In this goal-obsessed world, where my kids are under constant pressure in school and sports, I really want them to have down time. Yes, it's important to set goals and have dreams. But we also need time to dream them. I'm a writer, which means my family will often find me staring off into space, thinking about a character or possible plot for a story, maybe working out a tricky scene in my mind. All they see is that glazed, half-tired look on my face, but it is in these moments, or in the quiet minutes after waking up, just before everything gets going for the day, that I do a lot of my most important work.

After two years of working on a novel, I finally got it polished enough that I felt ready to send out query letters to agents today. It is both exciting and nerve-wracking, this process, even as I take the next step in the journey of bringing my book to the rest of the world. I have a dear friend who has been supporting me in this project since I began, and when I told her about the query letters going out, she wanted to celebrate.

"Not yet," I told her. "I have friends who got agents but were never able to sell their books. Let's wait a bit."

She was having none of it.

"NO! That's not the point! The point is the journey--we need to celebrate this part of the journey. We don't know where it will go, but we do know where you have been. And that, my friend, is what we need to celebrate!"

She is right, of course. And it got me thinking about my kids, toiling away on their journey toward college and whatever will come after. I am always harping on about how they need to study hard, keep their grades up if they want to stay in this club or on that team, how much those things will help them when they are looking at colleges in a couple of years.
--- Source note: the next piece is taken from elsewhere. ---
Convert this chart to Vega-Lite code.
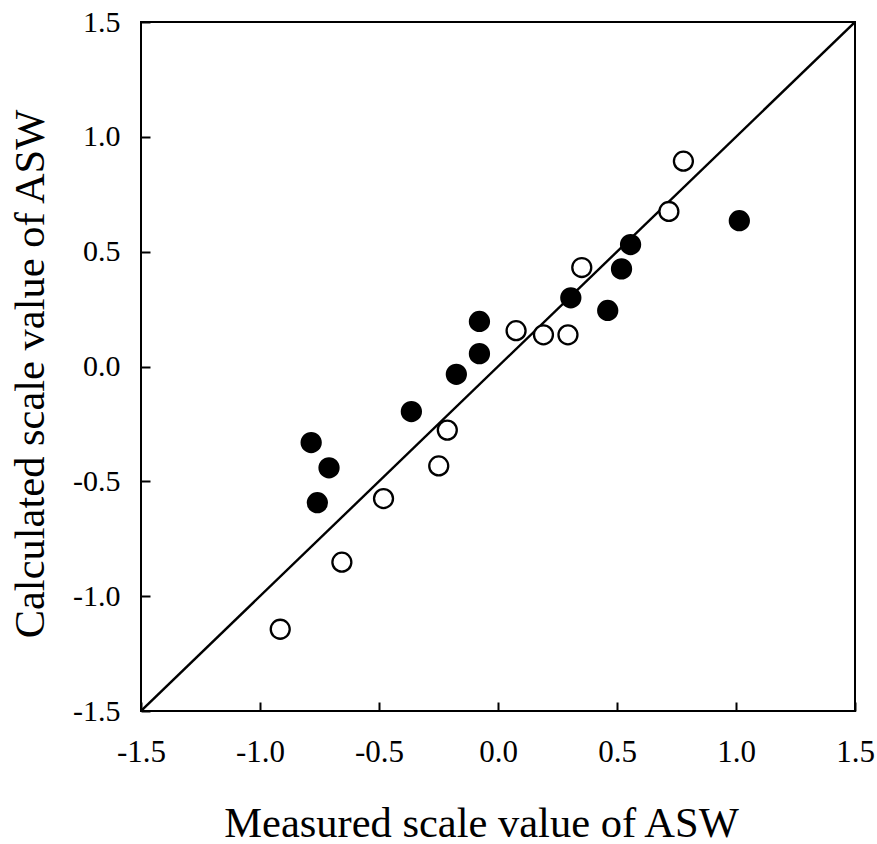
{
  "$schema": "https://vega.github.io/schema/vega-lite/v6.json",
  "autosize": "none",
  "padding": {"left": 141, "top": 22, "right": 22, "bottom": 133},
  "width": 714,
  "height": 689,
  "background": "white",
  "config": {
    "view": {"stroke": "black", "strokeWidth": 2},
    "font": "Liberation Serif"
  },
  "datasets": {
    "points": [
      {"measured": -0.785, "calculated": -0.331, "group": "filled"},
      {"measured": -0.71, "calculated": -0.441, "group": "filled"},
      {"measured": -0.759, "calculated": -0.593, "group": "filled"},
      {"measured": -0.364, "calculated": -0.196, "group": "filled"},
      {"measured": -0.175, "calculated": -0.034, "group": "filled"},
      {"measured": -0.078, "calculated": 0.056, "group": "filled"},
      {"measured": -0.078, "calculated": 0.196, "group": "filled"},
      {"measured": 0.306, "calculated": 0.299, "group": "filled"},
      {"measured": 0.461, "calculated": 0.244, "group": "filled"},
      {"measured": 0.519, "calculated": 0.425, "group": "filled"},
      {"measured": 0.557, "calculated": 0.531, "group": "filled"},
      {"measured": 1.014, "calculated": 0.635, "group": "filled"},
      {"measured": -0.915, "calculated": -1.144, "group": "open"},
      {"measured": -0.656, "calculated": -0.852, "group": "open"},
      {"measured": -0.481, "calculated": -0.575, "group": "open"},
      {"measured": -0.249, "calculated": -0.433, "group": "open"},
      {"measured": -0.213, "calculated": -0.277, "group": "open"},
      {"measured": 0.076, "calculated": 0.156, "group": "open"},
      {"measured": 0.191, "calculated": 0.138, "group": "open"},
      {"measured": 0.294, "calculated": 0.138, "group": "open"},
      {"measured": 0.352, "calculated": 0.431, "group": "open"},
      {"measured": 0.718, "calculated": 0.675, "group": "open"},
      {"measured": 0.779, "calculated": 0.894, "group": "open"}
    ],
    "diagonal": [
      {"measured": -1.5, "calculated": -1.5},
      {"measured": 1.5, "calculated": 1.5}
    ]
  },
  "encoding": {
    "x": {
      "field": "measured", "type": "quantitative",
      "scale": {"domain": [-1.5, 1.5], "nice": false, "zero": false},
      "axis": {
        "title": "Measured scale value of ASW",
        "values": [-1.5, -1.0, -0.5, 0, 0.5, 1.0, 1.5],
        "labelExpr": "replace(format(datum.value, '.1f'), '\u2212', '-')",
        "grid": false,
        "domain": false,
        "offset": -9,
        "ticks": true,
        "tickColor": "black", "tickWidth": 2, "tickSize": 9, "tickOpacity": 1,
        "labelFont": "Liberation Serif", "labelFontSize": 31, "labelColor": "black",
        "labelPadding": 50, "labelBaseline": "alphabetic", "labelFlush": false,
        "titleFont": "Liberation Serif", "titleFontSize": 42.5, "titleFontWeight": "normal", "titleColor": "black",
        "titleX": 340, "titleY": 134, "titleBaseline": "alphabetic", "titleAlign": "center"
      }
    },
    "y": {
      "field": "calculated", "type": "quantitative",
      "scale": {"domain": [-1.5, 1.5], "nice": false, "zero": false},
      "axis": {
        "title": "Calculated scale value of ASW",
        "values": [-1.5, -1.0, -0.5, 0, 0.5, 1.0, 1.5],
        "labelExpr": "replace(format(datum.value, '.1f'), '\u2212', '-')",
        "grid": false,
        "domain": false,
        "offset": -9,
        "ticks": true,
        "tickColor": "black", "tickWidth": 2, "tickSize": 9, "tickOpacity": 1,
        "labelFont": "Liberation Serif", "labelFontSize": 30, "labelColor": "black",
        "labelPadding": 21, "labelBaseline": "middle", "labelFlush": false,
        "titleFont": "Liberation Serif", "titleFontSize": 42.5, "titleFontWeight": "normal", "titleColor": "black",
        "titleX": -107, "titleY": 351.5, "titleBaseline": "alphabetic", "titleAlign": "center", "titleAngle": -90
      }
    }
  },
  "layer": [
    {
      "data": {"name": "diagonal"},
      "mark": {"type": "line", "color": "black", "strokeWidth": 2.4, "clip": true},
      "encoding": {}
    },
    {
      "data": {"name": "points"},
      "mark": {"type": "point", "shape": "circle", "filled": false, "size": 360, "strokeWidth": 2.3, "stroke": "black", "opacity": 1},
      "encoding": {
        "fill": {
          "field": "group", "type": "nominal",
          "scale": {"domain": ["filled", "open"], "range": ["black", "white"]},
          "legend": null
        }
      }
    }
  ]
}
They need to be planning for the future. But now I wonder if I am taking away their joy of being in those clubs and having those team experiences because I am focusing on the goal of the journey rather than the journey itself.

In the big scheme of things, it's all a journey. When my boys look back on these short years at home, in proportion to how many more years they'll live away from us, will they feel deprived when they think of all the shows, trips or events we didn't plan or take or see? Or will they remember these mundane days of lounging happily? Will they breathe a little more deeply at the memory of relaxing in pajamas at home with their family, cooking up the dreams they will hopefully achieve once they do leave home and head out on their own?

I can't really say, but I hope they'll recall these do-nothing days with a smile, that they'll one day appreciate the importance of resting in the midst of all the rushing. And I hope they'll continue to give themselves down time to think about their journeys, and maybe play a game of Monopoly with their own kids when they do. Yes, it's important to make the most of our time. But sometimes, that means leaving time empty so life can seep into it, filling us with the wonder and pleasure of now.